▶ [WHAT YOU SHOULD DO]
Retype nothing but the lines from the start of the material up to and including the line with "ax.xaxis.set_label_coords((445 - 123)". Pictures don't belong in the copy.

····················

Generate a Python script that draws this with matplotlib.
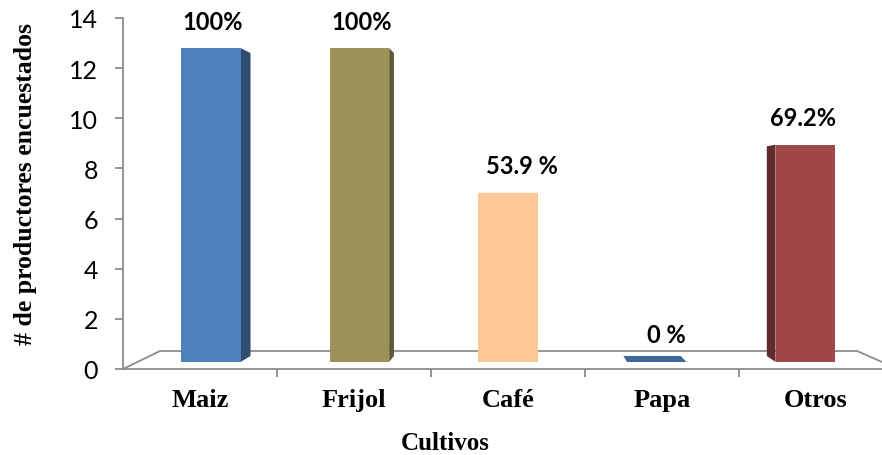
import numpy as np
import matplotlib
matplotlib.use("Agg")
import matplotlib.pyplot as plt
from matplotlib.transforms import Affine2D, IdentityTransform
from matplotlib.patches import Polygon
from matplotlib.colors import to_rgb

cultivos = ["Maiz", "Frijol", "Café", "Papa", "Otros"]
productores = [13, 13, 7, 0, 9]
etiquetas = ["100%", "100%", "53.9 %", "0 %", "69.2%"]
colores = ["#4F81BD", "#9C9258", "#FFC895", "#4F81BD", "#A0474A"]
# small horizontal nudges of the value labels (pixels), as placed in the original
desplaz = [2, 2, 14, 10, -2]

W, H = 882, 456
fig = plt.figure(figsize=(W / 100, H / 100), dpi=100)
# axes: y axis at x=123 px, zero line at y=370 px, 14 at y=19 px
ax = fig.add_axes([123 / W, (H - 370) / H, (W - 123) / W, (370 - 19) / H])
ax.set_xlim(-0.5, -0.5 + (W - 123) / 154)
ax.set_ylim(0, 14)
ax.set_autoscale_on(False)

gris = "#8C8C8C"
for s in ["top", "right"]:
    ax.spines[s].set_visible(False)
ax.spines["left"].set_color(gris)
ax.spines["bottom"].set_color(gris)
ax.spines["left"].set_linewidth(1.3)
ax.spines["bottom"].set_linewidth(1.3)

ax.set_yticks(range(0, 15, 2))
ax.tick_params(axis="y", colors=gris, length=6, width=1.3, labelcolor="black",
               labelsize=18, pad=12)
for t in ax.get_yticklabels():
    t.set_fontfamily("Lato")

x = np.arange(len(cultivos))
ax.set_xticks(x)
ax.set_xticklabels(cultivos, fontfamily="Liberation Serif", fontweight="bold", fontsize=19)
ax.tick_params(axis="x", which="major", length=0, pad=14)
ax.set_xticks(x[:-1] + 0.5, minor=True)
ax.tick_params(axis="x", which="minor", length=6, width=1.3, colors=gris)

ax.set_ylabel("# de productores encuestados", fontfamily="Liberation Serif",
              fontweight="bold", fontsize=18.5)
ax.yaxis.set_label_coords((37 - 123) / 759, (370 - 184) / 351)
ax.set_xlabel("Cultivos", fontfamily="Liberation Serif", fontweight="bold",
              fontsize=18)
ax.xaxis.set_label_coords((445 - 123) / 759, (370 - 432) / 351)

# 3D floor
fl = ax.transData.transform((-0.5, 0))
fr = np.array([fl[0] + 775, fl[1]])
bl = fl + np.array([37, 18])
br = fr + np.array([-41, 18])
floor = np.array([fl, bl, br, fr])
ax.plot(floor[:, 0], floor[:, 1], color=gris, lw=1.3, transform=IdentityTransform(),
        clip_on=False, zorder=1)

# bars sit in the middle of the depth, slightly smaller than the front scale
y0 = ax.transData.transform((0, 0))[1]
cx = 510
bar_tr = ax.transData + Affine2D().translate(-cx, -y0).scale(0.965, 0.963).translate(cx, y0 + 7)

ancho = 0.40
bars = ax.bar(x, productores, ancho, color=colores, transform=bar_tr, zorder=3,
              linewidth=0)

vp = np.array([525, H - 190])
f = 0.035
for b, c in zip(bars, colores):
    x0, yb = b.get_x(), b.get_y()
    x1, yt = x0 + b.get_width(), yb + b.get_height()
    p = bar_tr.transform([(x0, yb), (x1, yb), (x1, yt), (x0, yt)])
    rgb = np.array(to_rgb(c))
    # side face
    if p[0, 0] + p[1, 0] < 2 * vp[0]:
        e = [p[1], p[2]]
    else:
        e = [p[0], p[3]]
    side = [e[0], e[1], e[1] + f * (vp - e[1]), e[0] + f * (vp - e[0])]
    ax.add_patch(Polygon(side, closed=True, facecolor=rgb * 0.6, edgecolor="none",
                         transform=IdentityTransform(), zorder=2))
    # top face (only visible below eye level)
    if p[2, 1] < vp[1]:
        top = [p[3], p[2], p[2] + f * (vp - p[2]), p[3] + f * (vp - p[3])]
        ax.add_patch(Polygon(top, closed=True, facecolor=rgb * 0.8, edgecolor="none",
                             transform=IdentityTransform(), zorder=4))

for xi, v, lab, dx in zip(x, productores, etiquetas, desplaz):
    ax.annotate(lab, xy=(xi, v), xycoords=bar_tr, xytext=(dx, 27),
                textcoords="offset pixels", ha="center", va="center",
                fontfamily="Lato", fontweight="bold", fontsize=17, zorder=5)

fig.savefig("out.png", dpi=100)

····················

▶ [THE RESULT]
Generate a Python script that draws this with matplotlib.
import numpy as np
import matplotlib
matplotlib.use("Agg")
import matplotlib.pyplot as plt
from matplotlib.transforms import Affine2D, IdentityTransform
from matplotlib.patches import Polygon
from matplotlib.colors import to_rgb

cultivos = ["Maiz", "Frijol", "Café", "Papa", "Otros"]
productores = [13, 13, 7, 0, 9]
etiquetas = ["100%", "100%", "53.9 %", "0 %", "69.2%"]
colores = ["#4F81BD", "#9C9258", "#FFC895", "#4F81BD", "#A0474A"]
# small horizontal nudges of the value labels (pixels), as placed in the original
desplaz = [2, 2, 14, 10, -2]

W, H = 882, 456
fig = plt.figure(figsize=(W / 100, H / 100), dpi=100)
# axes: y axis at x=123 px, zero line at y=370 px, 14 at y=19 px
ax = fig.add_axes([123 / W, (H - 370) / H, (W - 123) / W, (370 - 19) / H])
ax.set_xlim(-0.5, -0.5 + (W - 123) / 154)
ax.set_ylim(0, 14)
ax.set_autoscale_on(False)

gris = "#8C8C8C"
for s in ["top", "right"]:
    ax.spines[s].set_visible(False)
ax.spines["left"].set_color(gris)
ax.spines["bottom"].set_color(gris)
ax.spines["left"].set_linewidth(1.3)
ax.spines["bottom"].set_linewidth(1.3)

ax.set_yticks(range(0, 15, 2))
ax.tick_params(axis="y", colors=gris, length=6, width=1.3, labelcolor="black",
               labelsize=18, pad=12)
for t in ax.get_yticklabels():
    t.set_fontfamily("Lato")

x = np.arange(len(cultivos))
ax.set_xticks(x)
ax.set_xticklabels(cultivos, fontfamily="Liberation Serif", fontweight="bold", fontsize=19)
ax.tick_params(axis="x", which="major", length=0, pad=14)
ax.set_xticks(x[:-1] + 0.5, minor=True)
ax.tick_params(axis="x", which="minor", length=6, width=1.3, colors=gris)

ax.set_ylabel("# de productores encuestados", fontfamily="Liberation Serif",
              fontweight="bold", fontsize=18.5)
ax.yaxis.set_label_coords((37 - 123) / 759, (370 - 184) / 351)
ax.set_xlabel("Cultivos", fontfamily="Liberation Serif", fontweight="bold",
              fontsize=18)
ax.xaxis.set_label_coords((445 - 123) / 759, (370 - 432) / 351)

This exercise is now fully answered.